__DATA PROVIDED__:
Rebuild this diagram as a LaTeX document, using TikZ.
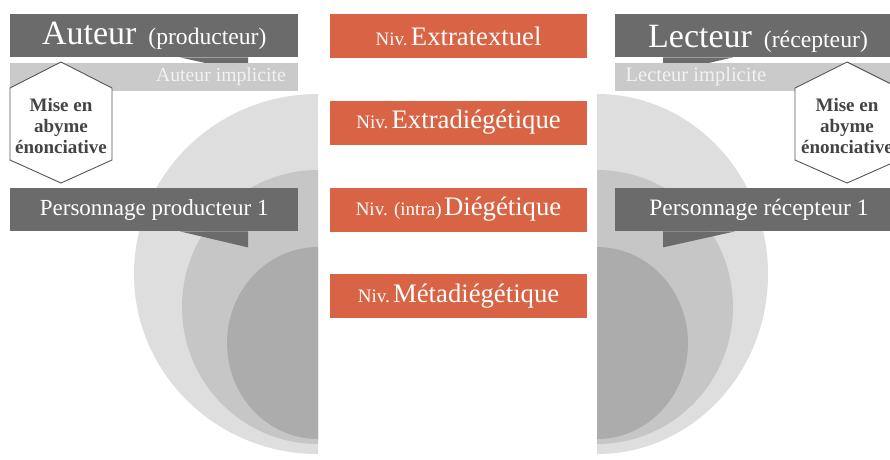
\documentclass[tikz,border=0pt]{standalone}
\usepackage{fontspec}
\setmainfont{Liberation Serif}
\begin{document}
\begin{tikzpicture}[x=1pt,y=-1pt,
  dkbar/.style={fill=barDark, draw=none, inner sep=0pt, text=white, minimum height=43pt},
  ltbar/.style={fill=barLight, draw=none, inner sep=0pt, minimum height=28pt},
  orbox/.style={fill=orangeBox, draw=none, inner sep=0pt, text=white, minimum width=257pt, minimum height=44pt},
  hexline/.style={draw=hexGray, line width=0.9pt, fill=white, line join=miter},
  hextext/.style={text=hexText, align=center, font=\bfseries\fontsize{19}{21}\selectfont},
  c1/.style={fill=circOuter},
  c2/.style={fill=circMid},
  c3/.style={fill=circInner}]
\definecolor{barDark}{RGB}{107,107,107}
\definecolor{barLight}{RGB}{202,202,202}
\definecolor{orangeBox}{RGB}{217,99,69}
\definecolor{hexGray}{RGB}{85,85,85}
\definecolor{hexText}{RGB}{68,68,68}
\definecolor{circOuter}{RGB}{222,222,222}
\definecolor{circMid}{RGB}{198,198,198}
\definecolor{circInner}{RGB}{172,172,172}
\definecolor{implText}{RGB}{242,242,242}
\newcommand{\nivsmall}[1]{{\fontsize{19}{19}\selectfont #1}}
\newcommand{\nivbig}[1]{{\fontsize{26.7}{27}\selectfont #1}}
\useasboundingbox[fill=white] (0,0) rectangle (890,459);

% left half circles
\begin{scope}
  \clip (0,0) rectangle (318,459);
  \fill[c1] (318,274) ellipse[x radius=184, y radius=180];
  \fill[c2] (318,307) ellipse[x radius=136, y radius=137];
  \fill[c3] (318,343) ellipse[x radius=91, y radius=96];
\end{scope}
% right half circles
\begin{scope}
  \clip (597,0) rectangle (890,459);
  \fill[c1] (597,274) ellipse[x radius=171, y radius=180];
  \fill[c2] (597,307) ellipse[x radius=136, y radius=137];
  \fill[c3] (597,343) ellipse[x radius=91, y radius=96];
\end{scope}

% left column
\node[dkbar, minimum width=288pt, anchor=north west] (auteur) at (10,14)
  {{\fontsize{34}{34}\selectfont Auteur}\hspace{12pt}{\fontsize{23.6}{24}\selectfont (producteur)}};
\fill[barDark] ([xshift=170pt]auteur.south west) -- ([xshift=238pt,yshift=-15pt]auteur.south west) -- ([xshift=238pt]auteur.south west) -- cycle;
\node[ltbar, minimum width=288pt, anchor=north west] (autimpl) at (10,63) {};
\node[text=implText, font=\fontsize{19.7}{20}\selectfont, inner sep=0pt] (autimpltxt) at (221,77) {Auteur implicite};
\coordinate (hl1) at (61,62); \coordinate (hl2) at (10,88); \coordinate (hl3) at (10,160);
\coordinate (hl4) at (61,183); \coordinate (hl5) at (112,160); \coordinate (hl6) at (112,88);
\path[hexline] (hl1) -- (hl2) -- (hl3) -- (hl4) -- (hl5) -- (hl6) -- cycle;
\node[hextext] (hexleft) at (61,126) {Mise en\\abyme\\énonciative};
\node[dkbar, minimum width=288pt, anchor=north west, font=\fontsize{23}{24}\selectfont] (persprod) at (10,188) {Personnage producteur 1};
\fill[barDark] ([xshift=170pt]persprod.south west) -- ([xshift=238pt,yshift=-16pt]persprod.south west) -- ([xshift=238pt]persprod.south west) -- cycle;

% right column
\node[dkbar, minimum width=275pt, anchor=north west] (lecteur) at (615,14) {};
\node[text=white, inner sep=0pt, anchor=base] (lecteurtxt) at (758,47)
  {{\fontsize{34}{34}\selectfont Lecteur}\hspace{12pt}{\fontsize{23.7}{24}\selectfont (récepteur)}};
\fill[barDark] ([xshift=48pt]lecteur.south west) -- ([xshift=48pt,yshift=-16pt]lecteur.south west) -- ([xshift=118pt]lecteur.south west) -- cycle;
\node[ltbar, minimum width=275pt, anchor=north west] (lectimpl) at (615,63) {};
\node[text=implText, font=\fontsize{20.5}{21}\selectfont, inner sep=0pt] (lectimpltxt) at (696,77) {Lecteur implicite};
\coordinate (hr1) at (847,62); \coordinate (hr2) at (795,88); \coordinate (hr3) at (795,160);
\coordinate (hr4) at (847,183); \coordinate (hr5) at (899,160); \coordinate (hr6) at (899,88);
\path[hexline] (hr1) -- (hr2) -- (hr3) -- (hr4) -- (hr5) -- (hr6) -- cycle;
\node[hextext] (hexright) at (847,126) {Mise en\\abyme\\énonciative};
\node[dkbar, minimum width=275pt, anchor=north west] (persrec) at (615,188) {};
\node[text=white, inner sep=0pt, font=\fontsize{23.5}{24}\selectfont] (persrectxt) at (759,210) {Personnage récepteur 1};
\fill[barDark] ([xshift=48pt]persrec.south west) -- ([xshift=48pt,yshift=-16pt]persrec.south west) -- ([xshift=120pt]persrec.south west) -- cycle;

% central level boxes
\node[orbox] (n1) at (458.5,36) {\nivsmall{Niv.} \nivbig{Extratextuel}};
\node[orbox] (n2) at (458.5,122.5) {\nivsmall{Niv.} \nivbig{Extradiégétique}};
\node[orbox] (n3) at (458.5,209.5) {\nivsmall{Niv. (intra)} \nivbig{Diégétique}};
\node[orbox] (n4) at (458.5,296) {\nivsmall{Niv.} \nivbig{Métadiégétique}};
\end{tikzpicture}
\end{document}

__SET TASK__: The listing above must be printed again exactly, minus its pictures.

__RESULT FOR THIS TASK__:
Rebuild this diagram as a LaTeX document, using TikZ.
\documentclass[tikz,border=0pt]{standalone}
\usepackage{fontspec}
\setmainfont{Liberation Serif}
\begin{document}
\begin{tikzpicture}[x=1pt,y=-1pt,
  dkbar/.style={fill=barDark, draw=none, inner sep=0pt, text=white, minimum height=43pt},
  ltbar/.style={fill=barLight, draw=none, inner sep=0pt, minimum height=28pt},
  orbox/.style={fill=orangeBox, draw=none, inner sep=0pt, text=white, minimum width=257pt, minimum height=44pt},
  hexline/.style={draw=hexGray, line width=0.9pt, fill=white, line join=miter},
  hextext/.style={text=hexText, align=center, font=\bfseries\fontsize{19}{21}\selectfont},
  c1/.style={fill=circOuter},
  c2/.style={fill=circMid},
  c3/.style={fill=circInner}]
\definecolor{barDark}{RGB}{107,107,107}
\definecolor{barLight}{RGB}{202,202,202}
\definecolor{orangeBox}{RGB}{217,99,69}
\definecolor{hexGray}{RGB}{85,85,85}
\definecolor{hexText}{RGB}{68,68,68}
\definecolor{circOuter}{RGB}{222,222,222}
\definecolor{circMid}{RGB}{198,198,198}
\definecolor{circInner}{RGB}{172,172,172}
\definecolor{implText}{RGB}{242,242,242}
\newcommand{\nivsmall}[1]{{\fontsize{19}{19}\selectfont #1}}
\newcommand{\nivbig}[1]{{\fontsize{26.7}{27}\selectfont #1}}
\useasboundingbox[fill=white] (0,0) rectangle (890,459);

% left half circles
\begin{scope}
  \clip (0,0) rectangle (318,459);
  \fill[c1] (318,274) ellipse[x radius=184, y radius=180];
  \fill[c2] (318,307) ellipse[x radius=136, y radius=137];
  \fill[c3] (318,343) ellipse[x radius=91, y radius=96];
\end{scope}
% right half circles
\begin{scope}
  \clip (597,0) rectangle (890,459);
  \fill[c1] (597,274) ellipse[x radius=171, y radius=180];
  \fill[c2] (597,307) ellipse[x radius=136, y radius=137];
  \fill[c3] (597,343) ellipse[x radius=91, y radius=96];
\end{scope}

% left column
\node[dkbar, minimum width=288pt, anchor=north west] (auteur) at (10,14)
  {{\fontsize{34}{34}\selectfont Auteur}\hspace{12pt}{\fontsize{23.6}{24}\selectfont (producteur)}};
\fill[barDark] ([xshift=170pt]auteur.south west) -- ([xshift=238pt,yshift=-15pt]auteur.south west) -- ([xshift=238pt]auteur.south west) -- cycle;
\node[ltbar, minimum width=288pt, anchor=north west] (autimpl) at (10,63) {};
\node[text=implText, font=\fontsize{19.7}{20}\selectfont, inner sep=0pt] (autimpltxt) at (221,77) {Auteur implicite};
\coordinate (hl1) at (61,62); \coordinate (hl2) at (10,88); \coordinate (hl3) at (10,160);
\coordinate (hl4) at (61,183); \coordinate (hl5) at (112,160); \coordinate (hl6) at (112,88);
\path[hexline] (hl1) -- (hl2) -- (hl3) -- (hl4) -- (hl5) -- (hl6) -- cycle;
\node[hextext] (hexleft) at (61,126) {Mise en\\abyme\\énonciative};
\node[dkbar, minimum width=288pt, anchor=north west, font=\fontsize{23}{24}\selectfont] (persprod) at (10,188) {Personnage producteur 1};
\fill[barDark] ([xshift=170pt]persprod.south west) -- ([xshift=238pt,yshift=-16pt]persprod.south west) -- ([xshift=238pt]persprod.south west) -- cycle;

% right column
\node[dkbar, minimum width=275pt, anchor=north west] (lecteur) at (615,14) {};
\node[text=white, inner sep=0pt, anchor=base] (lecteurtxt) at (758,47)
  {{\fontsize{34}{34}\selectfont Lecteur}\hspace{12pt}{\fontsize{23.7}{24}\selectfont (récepteur)}};
\fill[barDark] ([xshift=48pt]lecteur.south west) -- ([xshift=48pt,yshift=-16pt]lecteur.south west) -- ([xshift=118pt]lecteur.south west) -- cycle;
\node[ltbar, minimum width=275pt, anchor=north west] (lectimpl) at (615,63) {};
\node[text=implText, font=\fontsize{20.5}{21}\selectfont, inner sep=0pt] (lectimpltxt) at (696,77) {Lecteur implicite};
\coordinate (hr1) at (847,62); \coordinate (hr2) at (795,88); \coordinate (hr3) at (795,160);
\coordinate (hr4) at (847,183); \coordinate (hr5) at (899,160); \coordinate (hr6) at (899,88);
\path[hexline] (hr1) -- (hr2) -- (hr3) -- (hr4) -- (hr5) -- (hr6) -- cycle;
\node[hextext] (hexright) at (847,126) {Mise en\\abyme\\énonciative};
\node[dkbar, minimum width=275pt, anchor=north west] (persrec) at (615,188) {};
\node[text=white, inner sep=0pt, font=\fontsize{23.5}{24}\selectfont] (persrectxt) at (759,210) {Personnage récepteur 1};
\fill[barDark] ([xshift=48pt]persrec.south west) -- ([xshift=48pt,yshift=-16pt]persrec.south west) -- ([xshift=120pt]persrec.south west) -- cycle;

% central level boxes
\node[orbox] (n1) at (458.5,36) {\nivsmall{Niv.} \nivbig{Extratextuel}};
\node[orbox] (n2) at (458.5,122.5) {\nivsmall{Niv.} \nivbig{Extradiégétique}};
\node[orbox] (n3) at (458.5,209.5) {\nivsmall{Niv. (intra)} \nivbig{Diégétique}};
\node[orbox] (n4) at (458.5,296) {\nivsmall{Niv.} \nivbig{Métadiégétique}};
\end{tikzpicture}
\end{document}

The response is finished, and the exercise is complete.